■ THE RECORDS:
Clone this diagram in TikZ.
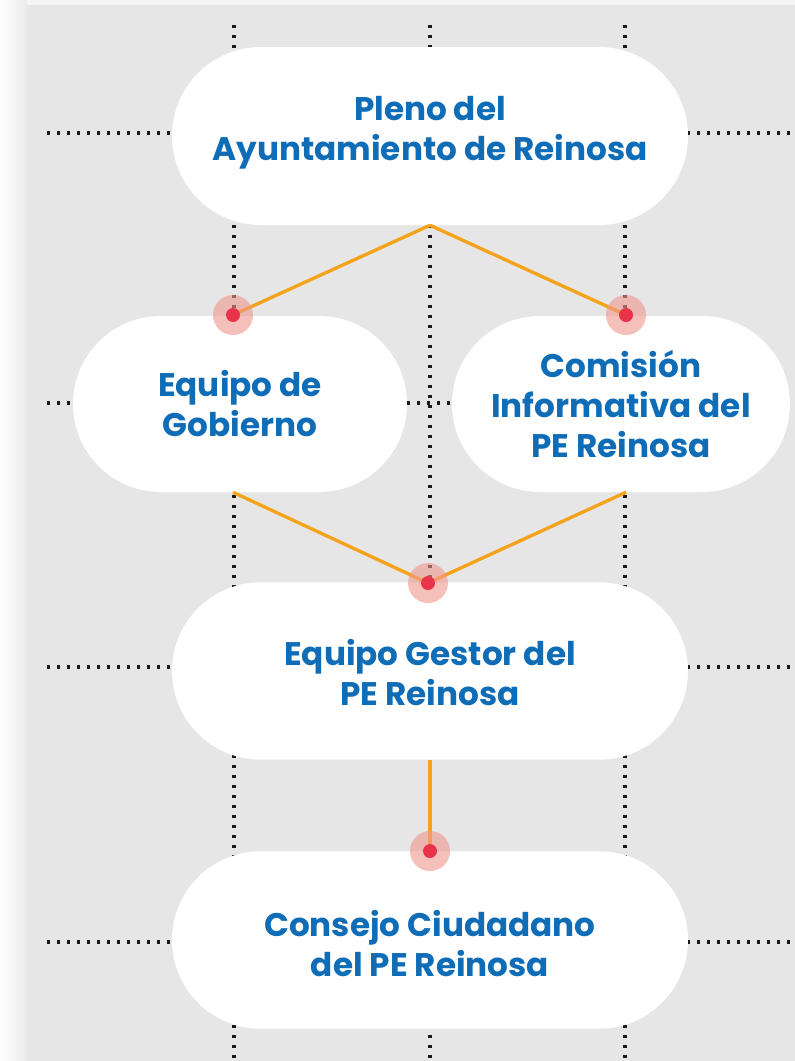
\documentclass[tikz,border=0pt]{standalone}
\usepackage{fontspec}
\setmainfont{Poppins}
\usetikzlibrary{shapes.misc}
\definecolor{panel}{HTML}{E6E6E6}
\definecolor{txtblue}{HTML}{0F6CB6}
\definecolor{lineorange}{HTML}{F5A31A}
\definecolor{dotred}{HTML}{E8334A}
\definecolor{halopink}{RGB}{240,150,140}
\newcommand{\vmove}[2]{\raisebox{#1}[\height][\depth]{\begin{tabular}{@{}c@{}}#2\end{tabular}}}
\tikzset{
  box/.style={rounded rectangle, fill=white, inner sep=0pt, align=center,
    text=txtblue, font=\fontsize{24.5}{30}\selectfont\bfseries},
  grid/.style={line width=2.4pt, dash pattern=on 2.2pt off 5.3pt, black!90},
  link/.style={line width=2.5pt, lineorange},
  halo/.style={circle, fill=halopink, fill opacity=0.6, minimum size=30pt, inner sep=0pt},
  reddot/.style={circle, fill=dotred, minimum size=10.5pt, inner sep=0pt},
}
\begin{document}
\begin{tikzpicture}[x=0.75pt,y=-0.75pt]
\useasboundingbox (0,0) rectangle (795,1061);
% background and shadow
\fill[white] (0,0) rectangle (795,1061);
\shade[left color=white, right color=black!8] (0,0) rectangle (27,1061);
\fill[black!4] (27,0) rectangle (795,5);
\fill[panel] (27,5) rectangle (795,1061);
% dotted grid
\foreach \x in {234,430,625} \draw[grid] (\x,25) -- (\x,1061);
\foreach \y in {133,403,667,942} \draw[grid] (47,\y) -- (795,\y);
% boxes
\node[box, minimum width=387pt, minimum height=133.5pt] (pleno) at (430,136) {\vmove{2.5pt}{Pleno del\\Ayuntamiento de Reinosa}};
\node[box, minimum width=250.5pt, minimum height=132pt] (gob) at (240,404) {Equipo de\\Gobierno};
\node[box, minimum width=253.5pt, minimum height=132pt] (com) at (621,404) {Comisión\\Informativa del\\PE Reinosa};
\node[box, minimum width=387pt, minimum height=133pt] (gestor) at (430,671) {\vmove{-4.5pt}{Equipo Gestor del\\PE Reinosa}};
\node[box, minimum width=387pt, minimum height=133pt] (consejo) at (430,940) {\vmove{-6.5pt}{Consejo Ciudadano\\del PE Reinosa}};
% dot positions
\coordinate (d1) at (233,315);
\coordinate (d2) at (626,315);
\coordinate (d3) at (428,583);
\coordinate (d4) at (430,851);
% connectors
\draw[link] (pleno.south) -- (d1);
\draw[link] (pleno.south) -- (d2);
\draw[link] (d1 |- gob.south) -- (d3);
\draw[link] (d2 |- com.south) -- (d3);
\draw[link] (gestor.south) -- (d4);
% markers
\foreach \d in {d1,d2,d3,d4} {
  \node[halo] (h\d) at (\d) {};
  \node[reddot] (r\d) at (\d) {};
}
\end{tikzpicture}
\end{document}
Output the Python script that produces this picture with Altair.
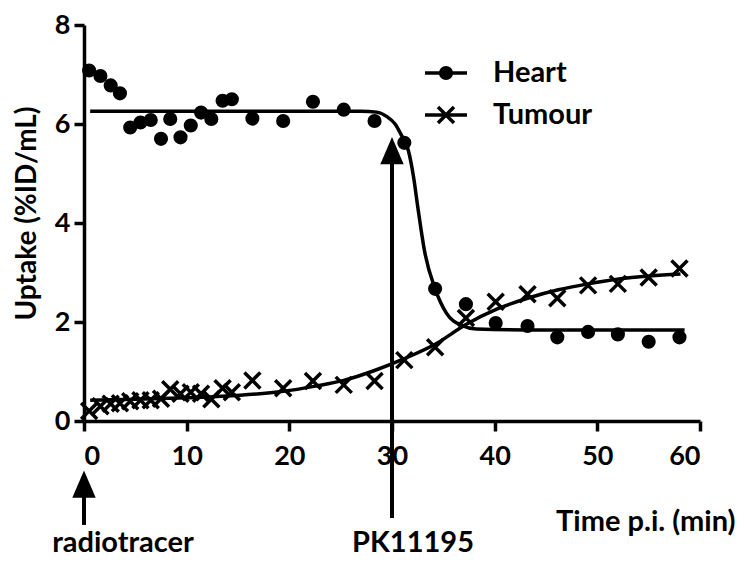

■ TASK OBJECTIVE: Quote the full listing above word for word; exclude every picture from the copy.

■ CORRECT ANSWER:
Clone this diagram in TikZ.
\documentclass[tikz,border=0pt]{standalone}
\usepackage{fontspec}
\setmainfont{Poppins}
\usetikzlibrary{shapes.misc}
\definecolor{panel}{HTML}{E6E6E6}
\definecolor{txtblue}{HTML}{0F6CB6}
\definecolor{lineorange}{HTML}{F5A31A}
\definecolor{dotred}{HTML}{E8334A}
\definecolor{halopink}{RGB}{240,150,140}
\newcommand{\vmove}[2]{\raisebox{#1}[\height][\depth]{\begin{tabular}{@{}c@{}}#2\end{tabular}}}
\tikzset{
  box/.style={rounded rectangle, fill=white, inner sep=0pt, align=center,
    text=txtblue, font=\fontsize{24.5}{30}\selectfont\bfseries},
  grid/.style={line width=2.4pt, dash pattern=on 2.2pt off 5.3pt, black!90},
  link/.style={line width=2.5pt, lineorange},
  halo/.style={circle, fill=halopink, fill opacity=0.6, minimum size=30pt, inner sep=0pt},
  reddot/.style={circle, fill=dotred, minimum size=10.5pt, inner sep=0pt},
}
\begin{document}
\begin{tikzpicture}[x=0.75pt,y=-0.75pt]
\useasboundingbox (0,0) rectangle (795,1061);
% background and shadow
\fill[white] (0,0) rectangle (795,1061);
\shade[left color=white, right color=black!8] (0,0) rectangle (27,1061);
\fill[black!4] (27,0) rectangle (795,5);
\fill[panel] (27,5) rectangle (795,1061);
% dotted grid
\foreach \x in {234,430,625} \draw[grid] (\x,25) -- (\x,1061);
\foreach \y in {133,403,667,942} \draw[grid] (47,\y) -- (795,\y);
% boxes
\node[box, minimum width=387pt, minimum height=133.5pt] (pleno) at (430,136) {\vmove{2.5pt}{Pleno del\\Ayuntamiento de Reinosa}};
\node[box, minimum width=250.5pt, minimum height=132pt] (gob) at (240,404) {Equipo de\\Gobierno};
\node[box, minimum width=253.5pt, minimum height=132pt] (com) at (621,404) {Comisión\\Informativa del\\PE Reinosa};
\node[box, minimum width=387pt, minimum height=133pt] (gestor) at (430,671) {\vmove{-4.5pt}{Equipo Gestor del\\PE Reinosa}};
\node[box, minimum width=387pt, minimum height=133pt] (consejo) at (430,940) {\vmove{-6.5pt}{Consejo Ciudadano\\del PE Reinosa}};
% dot positions
\coordinate (d1) at (233,315);
\coordinate (d2) at (626,315);
\coordinate (d3) at (428,583);
\coordinate (d4) at (430,851);
% connectors
\draw[link] (pleno.south) -- (d1);
\draw[link] (pleno.south) -- (d2);
\draw[link] (d1 |- gob.south) -- (d3);
\draw[link] (d2 |- com.south) -- (d3);
\draw[link] (gestor.south) -- (d4);
% markers
\foreach \d in {d1,d2,d3,d4} {
  \node[halo] (h\d) at (\d) {};
  \node[reddot] (r\d) at (\d) {};
}
\end{tikzpicture}
\end{document}
Output the Python script that produces this picture with Altair.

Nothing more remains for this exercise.